Last week the U.S. 3rd Circuit Court of Appeals in Philadelphia rejected a free-speech claim by Natalie Munroe, a high school English teacher who was fired after publishing a blog containing caustic comments about pupils and parents alike (intended for friends, but not password-protected). The court made the right decision. A teacher has a right to blog — or write a letter to the editor — about politics or social policy or even educational issues.
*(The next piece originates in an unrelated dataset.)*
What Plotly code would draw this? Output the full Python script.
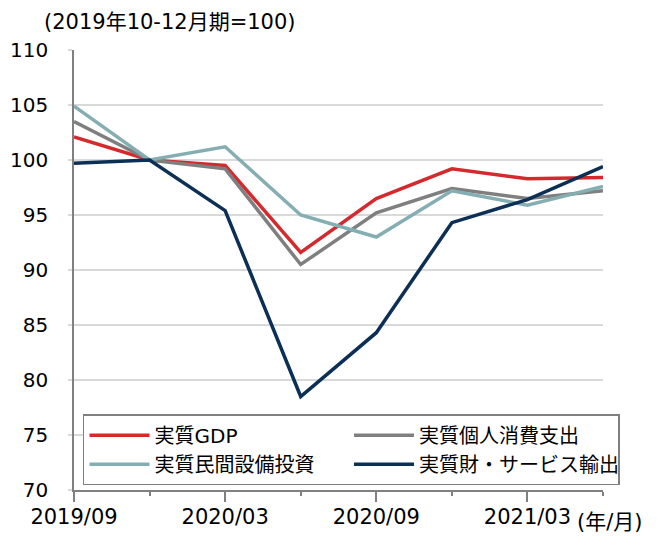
import plotly.graph_objects as go

quarters = ["2019/09", "2019/12", "2020/03", "2020/06", "2020/09", "2020/12", "2021/03", "2021/06"]
gdp = [102.1, 100.0, 99.5, 91.6, 96.5, 99.2, 98.3, 98.4]
consumption = [103.5, 100.0, 99.2, 90.5, 95.2, 97.4, 96.5, 97.2]
capex = [104.9, 100.0, 101.2, 95.0, 93.0, 97.2, 95.9, 97.6]
exports = [99.7, 100.0, 95.4, 78.5, 84.3, 94.3, 96.4, 99.4]

series_names = ["実質GDP", "実質個人消費支出", "実質民間設備投資", "実質財・サービス輸出"]
series_values = [gdp, consumption, capex, exports]
series_colors = ["#D42A2E", "#7F7F7F", "#84AEB2", "#0C2F56"]

y_ticks = [70, 75, 80, 85, 90, 95, 100, 105, 110]
x_idx = list(range(len(quarters)))

FONT = "DejaVu Sans, Noto Sans CJK JP, sans-serif"

fig = go.Figure()
for name, vals, col in zip(series_names, series_values, series_colors):
    fig.add_trace(go.Scatter(
        x=x_idx, y=vals, name=name, mode="lines",
        line=dict(color=col, width=3.5),
    ))

fig.update_layout(
    width=657, height=529,
    margin=dict(l=66, r=62, t=42, b=47, autoexpand=False),
    plot_bgcolor="white", paper_bgcolor="white",
    font=dict(family=FONT, size=20, color="#000000"),
    showlegend=True,
    legend=dict(
        orientation="h",
        x=0.017, xanchor="left",
        y=0.172, yanchor="top",
        bgcolor="white",
        bordercolor="#808080", borderwidth=1.5,
        font=dict(family=FONT, size=20, color="#000000"),
        itemwidth=60,
        entrywidth=0.5, entrywidthmode="fraction",
    ),
    annotations=[
        dict(text="(2019年10-12月期=100)", xref="paper", yref="paper",
             x=-0.06, y=1.0, yshift=28, xanchor="left", yanchor="middle",
             showarrow=False, font=dict(family=FONT, size=21, color="#000000")),
        dict(text="(年/月)", xref="paper", yref="paper",
             x=1.0, y=0, xshift=-28, yshift=-32, xanchor="left", yanchor="middle",
             showarrow=False, font=dict(family=FONT, size=21, color="#000000")),
    ],
)

fig.update_xaxes(
    range=[0, len(quarters) - 1],
    tickmode="array", tickvals=x_idx[::2], ticktext=quarters[::2],
    ticks="outside", ticklen=10, tickwidth=1.5, tickcolor="#808080",
    minor=dict(tickmode="array", tickvals=x_idx, ticks="outside", ticklen=4,
               tickwidth=1.5, tickcolor="#808080", showgrid=False),
    showline=True, linecolor="#808080", linewidth=1.5,
    showgrid=False, zeroline=False,
    tickfont=dict(family=FONT, size=21, color="#000000"),
    ticklabelstandoff=-3,
)
fig.update_yaxes(
    range=[70, 110],
    tickmode="array", tickvals=y_ticks,
    ticks="outside", ticklen=4, tickcolor="#D9D9D9", tickwidth=1.5,
    showline=True, linecolor="#808080", linewidth=1.5,
    showgrid=True, gridcolor="#D9D9D9", gridwidth=1.5,
    zeroline=False,
    tickfont=dict(family=FONT, size=20, color="#000000"),
    ticklabelstandoff=16,
)

fig.write_html("out.html")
But that right doesn’t extend to sarcastic riffs about one’s students.
Although Munroe didn’t identify either her students or her school by name, she referred to one student as “the jerk who was out three days around our last major assessment because his family took him on trip to Puerto Rico,” and quoted the words of another she described as an “obnoxious kid.” In a flight of fancy, she offered a litany of alternatives to standard phrases used to evaluate students on report cards. They included “dunderhead,” “weirdest kid I’ve ever met” and “utterly loathsome in all imaginable ways.”
After students began circulating some of Munroe’s blog posts, several parents asked that their children not be assigned to her classroom. She was allowed to return to the school after a suspension and maternity leave, but eventually was fired. The school cited “poor performance,” but Munroe claimed she was punished for engaging in speech protected by the 1st Amendment.
The appeals court convincingly held that Monroe’s speech was “sufficiently disruptive so as to diminish any legitimate interest in its expression.” The court added that Munroe couldn’t benefit from rulings holding that government employees may express opinions on “matters of public concern.” That protection must be balanced, the court noted, against the state’s interest in the efficiency of public services.
As Judge Robert E. Cowen wrote in the majority opinion: “When a teacher’s derogatory comments about his or her students cause numerous parents to tell the school district that they ‘don’t want her as my child’s teacher,’ it is appropriate to conclude that his or her speech impedes the performance of the speaker’s duties as a teacher.”
Teaching is a stressful and often thankless profession, and Munroe isn’t the first practitioner to seek release in humor and ridicule. But she shouldn’t have posted her put-downs where there was any chance that her students and their parents could see them.